= GIVEN EXERCISE =
Count how many lines of the material below have the word "this" and give only the number.

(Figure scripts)
•••••

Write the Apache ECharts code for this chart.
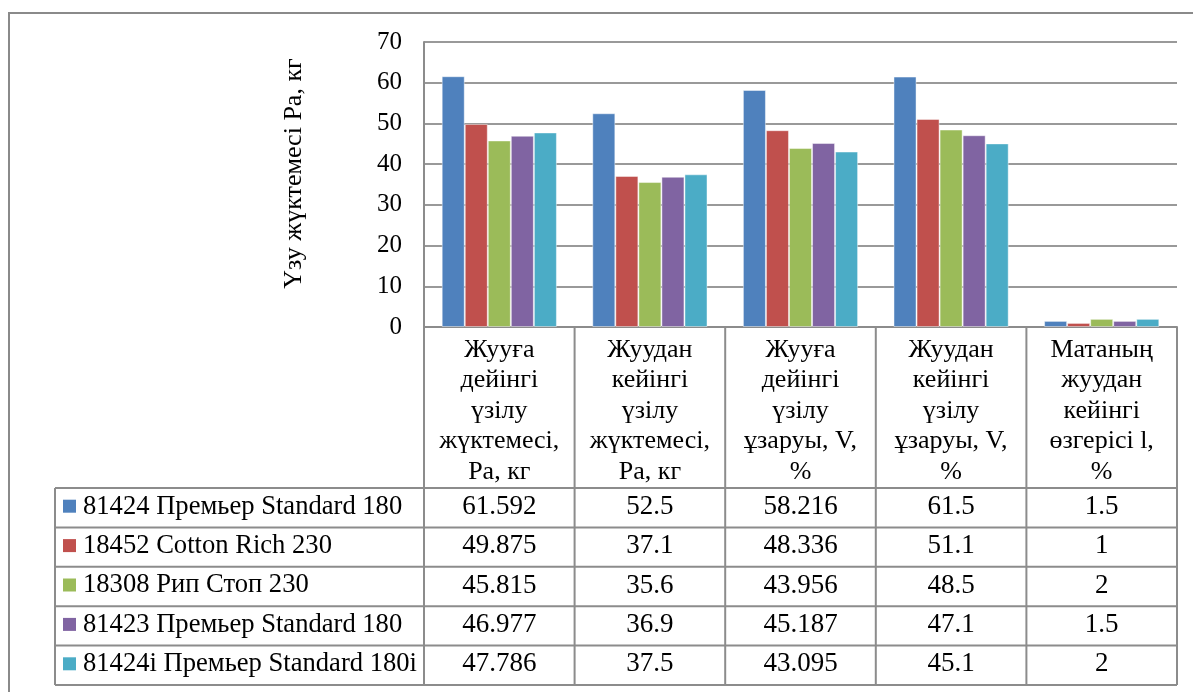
<!DOCTYPE html>
<html>
<head>
<meta charset="utf-8">
<script src="https://cdn.jsdelivr.net/npm/echarts@6/dist/echarts.min.js"></script>
<style>
html,body{margin:0;padding:0;background:#fff;}
#c{width:1193px;height:692px;}
</style>
</head>
<body>
<div id="c"></div>
<script>
const categories = [
  'Жууға\nдейінгі\nүзілу\nжүктемесі,\nРа, кг',
  'Жуудан\nкейінгі\nүзілу\nжүктемесі,\nРа, кг',
  'Жууға\nдейінгі\nүзілу\nұзаруы, V,\n%',
  'Жуудан\nкейінгі\nүзілу\nұзаруы, V,\n%',
  'Матаның\nжуудан\nкейінгі\nөзгерісі l,\n%'
];
const seriesNames = [
  '81424 Премьер Standard 180',
  '18452 Cotton Rich 230',
  '18308 Рип Стоп 230',
  '81423 Премьер Standard 180',
  '81424i Премьер Standard 180i'
];
const premier81424 = [61.592, 52.5, 58.216, 61.5, 1.5];
const cottonRich18452 = [49.875, 37.1, 48.336, 51.1, 1];
const ripStop18308 = [45.815, 35.6, 43.956, 48.5, 2];
const premier81423 = [46.977, 36.9, 45.187, 47.1, 1.5];
const premier81424i = [47.786, 37.5, 43.095, 45.1, 2];
const seriesValues = [premier81424, cottonRich18452, ripStop18308, premier81423, premier81424i];
const colors = ['#4F81BD', '#C0504D', '#9BBB59', '#8064A2', '#4BACC6'];
const yAxisTitle = 'Үзу жүктемесі Ра, кг';

const FONT = '"Liberation Serif", "Times New Roman", serif';
const LINE = '#8c8c8c';

const chart = echarts.init(document.getElementById('c'));
chart.setOption({
  animation: false,
  backgroundColor: '#fff',
  color: colors,
  grid: { left: 424, right: 16, top: 42, bottom: 365 },
  xAxis: {
    type: 'category',
    data: categories,
    axisLabel: { show: false },
    axisTick: { show: false },
    axisLine: { lineStyle: { color: LINE, width: 2 } }
  },
  yAxis: {
    type: 'value', min: 0, max: 70, interval: 10,
    axisLine: { show: true, lineStyle: { color: LINE, width: 2 } },
    axisTick: { show: false },
    axisLabel: { fontFamily: FONT, fontSize: 25, color: '#000', margin: 22 },
    splitLine: { lineStyle: { color: '#999', width: 2 } }
  },
  series: seriesNames.map((n, i) => ({
    name: n, type: 'bar', data: seriesValues[i],
    barGap: '0%', barCategoryGap: '23.5%',
    itemStyle: { color: colors[i], borderColor: 'rgba(255,255,255,0.45)', borderWidth: 1 }
  }))
});

function buildTable() {
  const c0 = chart.convertToPixel({ xAxisIndex: 0 }, 0);
  const c1 = chart.convertToPixel({ xAxisIndex: 0 }, 1);
  const w = c1 - c0;
  const y0 = chart.convertToPixel({ yAxisIndex: 0 }, 0);
  const y70 = chart.convertToPixel({ yAxisIndex: 0 }, 70);
  const colL = c0 - w / 2;
  const colR = colL + w * categories.length;
  const headBottom = y0 + 161;
  const rowH = 39.4;
  const tableBottom = headBottom + rowH * seriesNames.length;
  const legL = 55;
  const g = [];
  g.push({ type: 'rect', shape: { x: 9, y: 13, width: 1300, height: 800 },
    style: { fill: 'none', stroke: '#8a8a8a', lineWidth: 2 }, z: 1 });
  g.push({ type: 'text', x: 294, y: (y0 + y70) / 2 - 11, rotation: Math.PI / 2,
    style: { text: yAxisTitle, fontFamily: FONT, fontSize: 26, fill: '#000', align: 'center', verticalAlign: 'middle' } });
  for (let k = 0; k <= categories.length; k++) {
    const x = colL + w * k;
    g.push({ type: 'line', shape: { x1: x, y1: y0, x2: x, y2: tableBottom }, style: { stroke: LINE, lineWidth: 2 } });
  }
  g.push({ type: 'line', shape: { x1: legL, y1: headBottom, x2: legL, y2: tableBottom }, style: { stroke: LINE, lineWidth: 2 } });
  g.push({ type: 'line', shape: { x1: colL, y1: y0, x2: colR, y2: y0 }, style: { stroke: LINE, lineWidth: 2 } });
  for (let r = 0; r <= seriesNames.length; r++) {
    const y = headBottom + rowH * r;
    g.push({ type: 'line', shape: { x1: legL, y1: y, x2: colR, y2: y }, style: { stroke: LINE, lineWidth: 2 } });
  }
  categories.forEach((cat, k) => {
    g.push({ type: 'text', x: colL + w * k + w / 2, y: y0 + 84,
      style: { text: cat, fontFamily: FONT, fontSize: 26, lineHeight: 30.5, fill: '#000', align: 'center', verticalAlign: 'middle' } });
  });
  seriesNames.forEach((n, r) => {
    const cy = headBottom + rowH * r + rowH / 2;
    g.push({ type: 'rect', shape: { x: 63, y: cy - 8, width: 13, height: 13 }, style: { fill: colors[r] } });
    g.push({ type: 'text', x: 83, y: cy - 1,
      style: { text: n, fontFamily: FONT, fontSize: 26.6, fill: '#000', align: 'left', verticalAlign: 'middle' } });
    seriesValues[r].forEach((v, k) => {
      g.push({ type: 'text', x: colL + w * k + w / 2, y: cy - 1,
        style: { text: String(v), fontFamily: FONT, fontSize: 27, fill: '#000', align: 'center', verticalAlign: 'middle' } });
    });
  });
  chart.setOption({ graphic: g });
}
buildTable();
</script>
</body>
</html>
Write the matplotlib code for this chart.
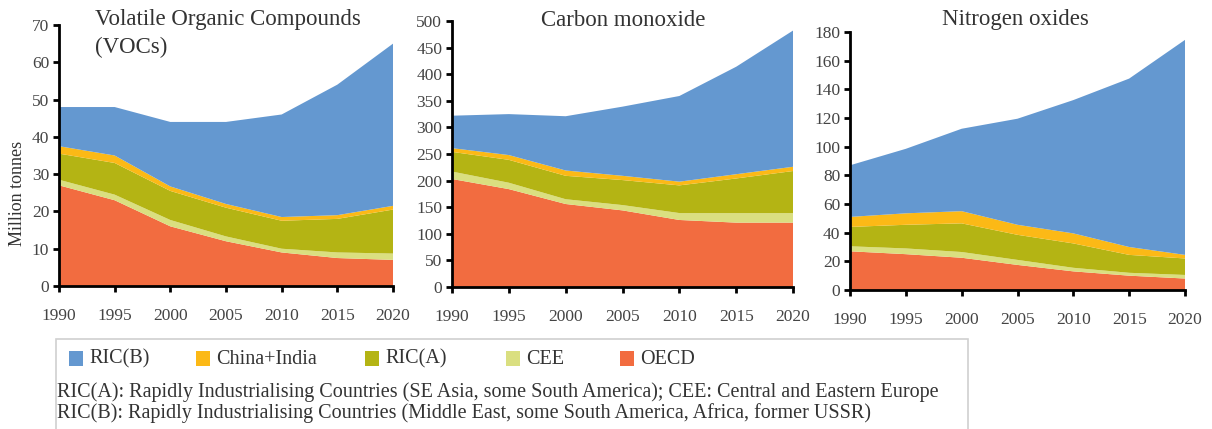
import matplotlib
matplotlib.use("Agg")
import matplotlib.pyplot as plt
from matplotlib.patches import Rectangle

plt.rcParams['font.family'] = ['Liberation Serif', 'DejaVu Serif']

years = [1990, 1995, 2000, 2005, 2010, 2015, 2020]
regions = ['OECD', 'CEE', 'RIC(A)', 'China+India', 'RIC(B)']
colors = ['#F26C40', '#DADF80', '#B4B414', '#FCB916', '#6498D0']

# emissions by region, million tonnes (stacked bottom to top)
voc_oecd = [27, 23, 16, 12, 9, 7.5, 7]
voc_cee = [1.5, 1.5, 1.7, 1.3, 1.0, 1.5, 1.7]
voc_rica = [7, 8.5, 7.8, 7.7, 7.5, 9, 11.8]
voc_chind = [2, 2, 1.2, 1, 1, 1, 1]
voc_ricb = [10.5, 13, 17.3, 22, 27.5, 35, 43.5]

co_oecd = [203, 184, 156, 144, 126, 121, 121]
co_cee = [14, 12, 9, 10, 13, 18, 18]
co_rica = [37, 43, 44, 47, 52, 65, 79]
co_chind = [7, 9, 10, 8, 7, 8, 8]
co_ricb = [61, 77, 102, 130, 161, 202, 256]

nox_oecd = [27, 25, 22.5, 17.5, 13, 10, 8]
nox_cee = [3.5, 4, 4, 3.5, 2.5, 2, 2.5]
nox_rica = [13.5, 16.5, 20, 17.5, 17, 12.5, 11.5]
nox_chind = [7, 8, 8.5, 7, 7, 5.5, 2.5]
nox_ricb = [36, 45, 57.5, 74, 93, 117.5, 150]

W, H = 1212, 429
fig = plt.figure(figsize=(W / 100, H / 100), dpi=100)


def px(x0, y0, x1, y1):
    # pixel box (left, top, right, bottom) -> figure fraction rect
    return [x0 / W, 1 - y1 / H, (x1 - x0) / W, (y1 - y0) / H]


panels = [
    (px(59, 25, 393, 286), [voc_oecd, voc_cee, voc_rica, voc_chind, voc_ricb], 70, 10),
    (px(452, 21, 793, 287), [co_oecd, co_cee, co_rica, co_chind, co_ricb], 500, 50),
    (px(850, 32, 1185, 290), [nox_oecd, nox_cee, nox_rica, nox_chind, nox_ricb], 180, 20),
]

for rect, series, ymax, step in panels:
    ax = fig.add_axes(rect)
    ax.stackplot(years, *series, colors=colors, linewidth=0)
    ax.set_xlim(1990, 2020)
    ax.set_ylim(0, ymax)
    ax.set_xticks(years)
    ax.set_yticks(range(0, ymax + 1, step))
    for s in ['top', 'right']:
        ax.spines[s].set_visible(False)
    for s in ['left', 'bottom']:
        ax.spines[s].set_linewidth(2)
        ax.spines[s].set_color('black')
    ax.tick_params(direction='out', length=4, width=2, labelsize=12.5,
                   labelcolor='#444444')
    ax.tick_params(axis='x', pad=12)
    ax.tick_params(axis='y', pad=3)
    ax.set_facecolor('none')

title_kw = dict(fontsize=16.5, color='#333333', va='center')
fig.text(95 / W, 1 - 19 / H, 'Volatile Organic Compounds', ha='left', **title_kw)
fig.text(95 / W, 1 - 47 / H, '(VOCs)', ha='left', **title_kw)
fig.text(623 / W, 1 - 20 / H, 'Carbon monoxide', ha='center', **title_kw)
fig.text(1015 / W, 1 - 20 / H, 'Nitrogen oxides', ha='center', **title_kw)
fig.text(18 / W, 1 - 193 / H, 'Million tonnes', fontsize=13, rotation=90,
         color='#333333', ha='center', va='center')

# legend frame
fig.patches.append(Rectangle((56 / W, -0.02), (968 - 56) / W, 1 - 339 / H + 0.02,
                             transform=fig.transFigure, fill=False,
                             edgecolor='#d0d0d0', linewidth=1.2))

legend_order = ['RIC(B)', 'China+India', 'RIC(A)', 'CEE', 'OECD']
legend_x = [69, 196, 365, 506, 620]
for name, x in zip(legend_order, legend_x):
    c = colors[regions.index(name)]
    fig.patches.append(Rectangle((x / W, 1 - 366 / H), 14 / W, 15 / H,
                                 transform=fig.transFigure, facecolor=c,
                                 edgecolor='none'))
    fig.text((x + 20) / W, 1 - 359 / H, name, fontsize=14.5, color='#333333',
             ha='left', va='center')

fig.text(57 / W, 1 - 392 / H,
         'RIC(A): Rapidly Industrialising Countries (SE Asia, some South America); '
         'CEE: Central and Eastern Europe',
         fontsize=14.5, color='#333333', ha='left', va='center')
fig.text(57 / W, 1 - 413 / H,
         'RIC(B): Rapidly Industrialising Countries (Middle East, some South America, '
         'Africa, former USSR)',
         fontsize=14.5, color='#333333', ha='left', va='center')

fig.savefig('out.png', dpi=100)
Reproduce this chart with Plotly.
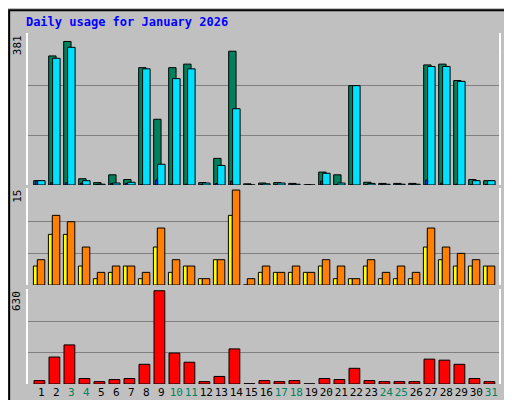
import plotly.graph_objects as go

days = list(range(1, 32))
hits = [11, 330, 367, 16, 6, 26, 14, 300, 168, 300, 309, 6, 68, 342, 3, 5,
        6, 4, 0, 33, 26, 254, 7, 4, 4, 4, 307, 309, 267, 14, 11]
files = [11, 324, 352, 11, 2, 5, 7, 297, 53, 272, 297, 5, 50, 195, 0, 3,
         5, 2, 0, 30, 5, 254, 4, 2, 2, 2, 303, 303, 265, 11, 11]
pages = [10, 6, 6, 5, 1, 4, 4, 1, 13, 2, 2, 1, 4, 10, 0, 1,
         1, 1, 0, 10, 1, 1, 1, 1, 1, 1, 13, 5, 2, 1, 1]
visits = [3, 8, 8, 3, 1, 2, 3, 1, 6, 2, 3, 1, 4, 11, 0, 2,
          2, 2, 2, 3, 1, 1, 3, 1, 1, 1, 6, 4, 3, 3, 3]
sites = [4, 11, 10, 6, 2, 3, 3, 2, 9, 4, 3, 1, 4, 15, 1, 3,
         2, 3, 2, 4, 3, 1, 4, 2, 3, 2, 9, 6, 5, 4, 3]
kbytes = [23, 182, 264, 37, 16, 30, 37, 133, 630, 209, 147, 16, 51, 237, 2, 23,
          16, 23, 1, 37, 30, 106, 23, 16, 16, 16, 168, 161, 133, 37, 16]
weekend = [3, 4, 10, 11, 17, 18, 24, 25, 31]

max_hits, max_sites, max_kb = 381, 15, 630

fig = go.Figure()


def bars(y, color, offset, width, axis):
    fig.add_trace(go.Bar(x=days, y=y, offset=offset, width=width, marker_color=color,
                         marker_line_color="black", marker_line_width=1,
                         xaxis="x", yaxis=axis, showlegend=False))


bars(hits, "#00805C", -0.51, 0.49, "y")
bars(files, "#00E0FF", -0.25, 0.5, "y")
bars(pages, "#0040FF", -0.38, 0.13, "y")
bars(visits, "#FFFF00", -0.53, 0.26, "y2")
bars(sites, "#FF8000", -0.27, 0.5, "y2")
bars(kbytes, "#FF0000", -0.49, 0.72, "y3")

ticktext = [f"<span style='color:#00805C'>{d}</span>" if d in weekend else str(d) for d in days]

grid = dict(showgrid=True, gridcolor="#808080", gridwidth=1, zeroline=False,
            showline=True, linecolor="white", linewidth=2, mirror=True,
            showticklabels=False, automargin=False)

fig.update_layout(
    width=512, height=400, barmode="overlay",
    paper_bgcolor="#C0C0C0", plot_bgcolor="#C0C0C0",
    margin=dict(l=20, r=21, t=25, b=24, autoexpand=False),
    font=dict(family="DejaVu Sans Mono", size=11, color="black"),
    xaxis=dict(range=[0.11, 31.51], tickvals=days, ticktext=ticktext, ticks="",
               tickangle=0, showgrid=False, anchor="y3", showline=False, automargin=False),
    yaxis=dict(domain=[0.567, 1], range=[0, max_hits * 1.02],
               tickvals=[max_hits / 3, max_hits * 2 / 3], **grid),
    yaxis2=dict(domain=[0.282, 0.558], range=[0, max_sites * 1.02],
                tickvals=[max_sites / 3, max_sites * 2 / 3], **grid),
    yaxis3=dict(domain=[0, 0.271], range=[0, max_kb * 1.02],
                tickvals=[max_kb / 3, max_kb * 2 / 3], **grid),
    title=dict(text="<b>Daily usage for January 2026</b>", x=0.035, y=0.975,
               font=dict(family="DejaVu Sans Mono", size=12, color="#0000FF")),
)

for val, dom_top in [(max_hits, 1), (max_sites, 0.558), (max_kb, 0.271)]:
    fig.add_annotation(text=str(val), textangle=-90, xref="paper", yref="paper",
                       x=-0.005, y=dom_top, xanchor="right", yanchor="top",
                       showarrow=False, font=dict(size=11))

right = [
    ("<span style='color:#00E0FF'>Pages</span> / <span style='color:#0040FF'>Files</span>"
     " / <span style='color:#00805C'>Hits</span>", 1),
    ("<span style='color:#FF8000'>Sites</span> / <span style='color:#FFFF00'>Visits</span>", 0.558),
    ("<span style='color:#FF0000'>kB F</span>", 0.271),
]
for txt, top in right:
    fig.add_annotation(text=txt, textangle=90, xref="paper", yref="paper",
                       x=1.022, y=top, xanchor="center", yanchor="top",
                       showarrow=False, font=dict(size=11, color="#808080"))

# window frame
fig.add_shape(type="rect", xref="paper", yref="paper", x0=-0.04, x1=1.055, y0=-0.065, y1=1.065,
              line=dict(color="black", width=2), layer="below")

fig.write_html("out.html")
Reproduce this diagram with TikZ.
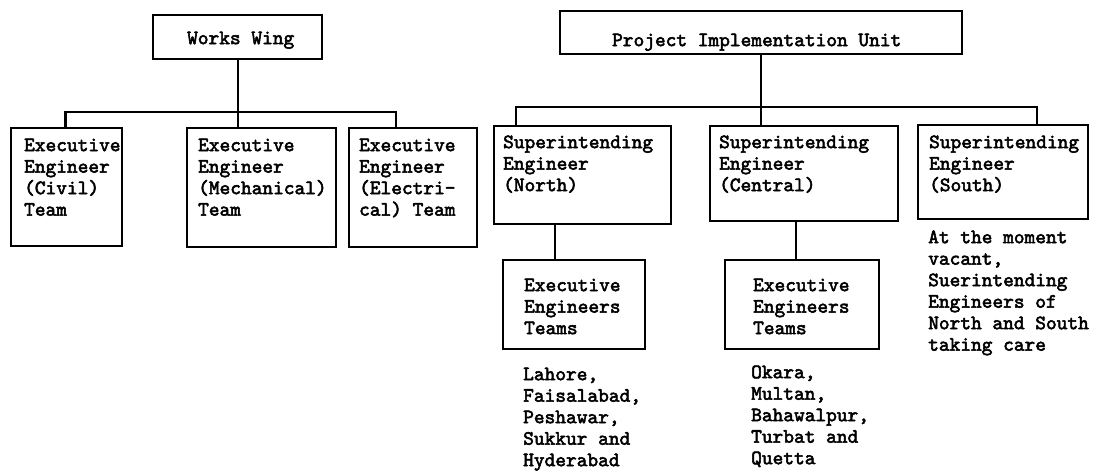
\documentclass[tikz,border=0pt]{standalone}
\usepackage{fontspec}
\newfontfamily\tw{lmmono10-regular.otf}[FakeBold=2.6]
\newcommand{\bt}[5]{\hspace*{#3pt}\parbox[t][#2pt][t]{\dimexpr#1pt-#3pt\relax}{\vspace*{\dimexpr#4pt-15.05pt\relax}\raggedright\strut #5}}
\newcommand{\lt}[1]{\parbox[t]{200pt}{\raggedright\strut #1}}
\tikzset{
  txtfont/.style={font={\tw\fontsize{20.4}{21.5}\selectfont}},
  box/.style={draw, line width=2.3pt, anchor=north west, inner sep=0pt, txtfont},
  lbl/.style={anchor=north west, inner sep=0pt, txtfont},
  conn/.style={line width=2.3pt},
}
\begin{document}
\begin{tikzpicture}[x=1pt,y=-1pt]
\useasboundingbox (0,0) rectangle (1098,471);
% top boxes
\node[box] (works) at (152,14) {\bt{169}{44}{34}{29}{Works Wing}};
\node[box] (piu) at (559,10) {\bt{402}{43}{52}{35}{Project Implementation Unit}};
% works wing teams
\node[box] (civil) at (10,127) {\bt{111}{118}{13}{23}{Executive\\Engineer\\(Civil)\\Team}};
\node[box] (mech) at (186,127) {\bt{149}{119}{11}{23}{Executive\\Engineer\\(Mechanical)\\Team}};
\node[box] (elec) at (348,127) {\bt{128}{119}{10}{23}{Executive\\Engineer\\(Electri-\\cal) Team}};
% PIU superintending engineers
\node[box] (north) at (493,125) {\bt{177}{98}{9}{22}{Superintending\\Engineer\\(North)}};
\node[box] (central) at (709,125) {\bt{188}{95}{9}{22}{Superintending\\Engineer\\(Central)}};
\node[box] (south) at (917,124) {\bt{170}{94}{11}{23}{Superintending\\Engineer\\(South)}};
% executive engineers teams
\node[box] (eeN) at (502,259) {\bt{142}{89}{21}{31}{Executive\\Engineers\\Teams}};
\node[box] (eeC) at (724,259) {\bt{154}{89}{28}{31}{Executive\\Engineers\\Teams}};
% free texts
\node[lbl] (listN) at (523,364.95) {\lt{Lahore,\\Faisalabad,\\Peshawar,\\Sukkur and\\Hyderabad}};
\node[lbl] (listC) at (751,362.95) {\lt{Okara,\\Multan,\\Bahawalpur,\\Turbat and\\Quetta}};
\node[lbl] (note) at (928,227.95) {\lt{At the moment\\vacant,\\Suerintending\\Engineers of\\North and South\\taking care}};
% connector coordinates
\coordinate (lbarL) at (65.5,112);
\coordinate (lbarR) at (396,112);
\coordinate (rbarL) at (516,107);
\coordinate (rbarR) at (1037,107);
\coordinate (ndrop) at (555,0);
\coordinate (cdrop) at (796,0);
% connectors
\draw[conn] (works.south) -- (works.south |- mech.north);
\draw[conn] (lbarL |- civil.north) -- (lbarL) -- (lbarR) -- (lbarR |- elec.north);
\draw[conn] (piu.south) -- (piu.south |- central.north);
\draw[conn] (rbarL |- north.north) -- (rbarL) -- (rbarR) -- (rbarR |- south.north);
\draw[conn] (ndrop |- north.south) -- (ndrop |- eeN.north);
\draw[conn] (cdrop |- central.south) -- (cdrop |- eeC.north);
\end{tikzpicture}
\end{document}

•••••

= REPLY =
4